Outside of Israel and the US, observant Jews don't rely on Hecshers to buy food, because as you've noticed from the Japanese box, there just aren't any hecshers. Rabbis in these communities give out lists of acceptable ingredients (or lists of non acceptable ingredients) and people go and shop at their local markets and buy unsupervised food all the time.

If the ingredients are the same as hecshered products, then it's kasher as well. You can visit the Kashrut.org website ran by the renown poseq Rabbi Yiztchak Abadi where he states what is or isn't kasher based on ingredients. His ingredients only ruling is based on the Gemera, Shulchan Aruch, and a Teshuvah by Rav Moshe Feinstein.
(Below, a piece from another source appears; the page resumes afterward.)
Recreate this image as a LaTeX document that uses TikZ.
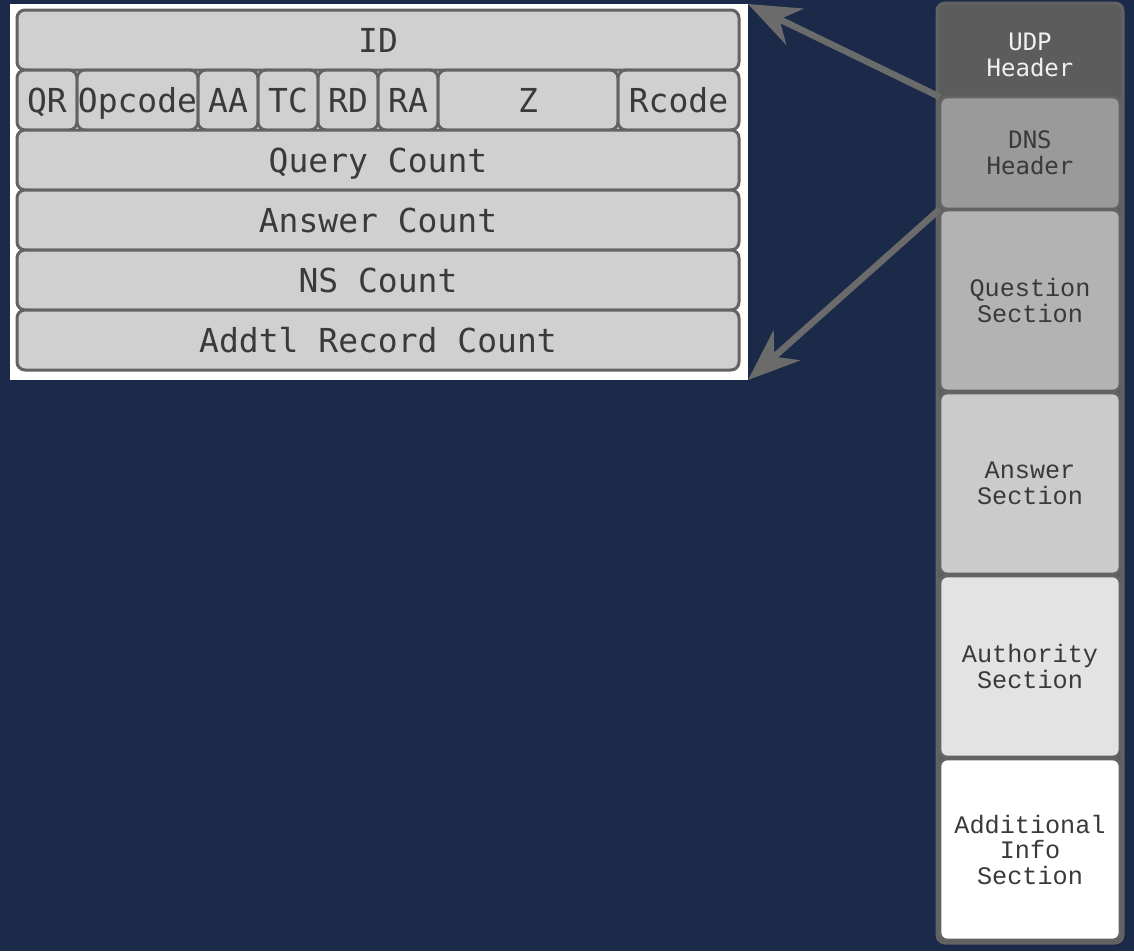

If you search the forums you can find designations for what things that are inherently kasher and what things are problematic so that you can navigate ingredients yourself without having to ask. Here is a search on Kashrut.org regarding crackers.

So in short, if the ingredients of your Japanese Ritz crackers are the same as their American parts then they are Kasher.

  • 1
    I've never seen lists of ingredients, but in the UK and in Australia I've seen lists of which products are and aren't certified and to what extent.
    – magicker72
    Jun 27, 2016 at 21:34
  • I've talked to the Rabbi here in Japan and he doesn't say you can do this. Of course there are products without hechsherim that are kosher, but it depends on the particular food item and whether its manufacture might involve issues that are not apparent just from the list of ingredients. I don't think this is a common opinion.
    – user3318
    Jun 29, 2016 at 9:47
  • @Malper Common opinion doesn't make a different opinion wrong. If you want you can check through Rabbi Abadi's website, or you can ask him a question directly. Either way, when the Rabbis were staying at Inns in the times of the Mishnah and the Gemara, they weren't staying at kosher inns, nor were they eating hecshered food. Somehow they were able to navigate the world and find something to eat. Perhaps Rabbi Abadi is encouraging people to use the same methods that Chazal and other great posqim used?
    – Aaron
    Jun 29, 2016 at 14:24
  • I'm not saying the opinion is wrong. I just am skeptical of your blanket statement from the beginning of the answer that observant Jews and these communities' Rabbis all follow this opinion.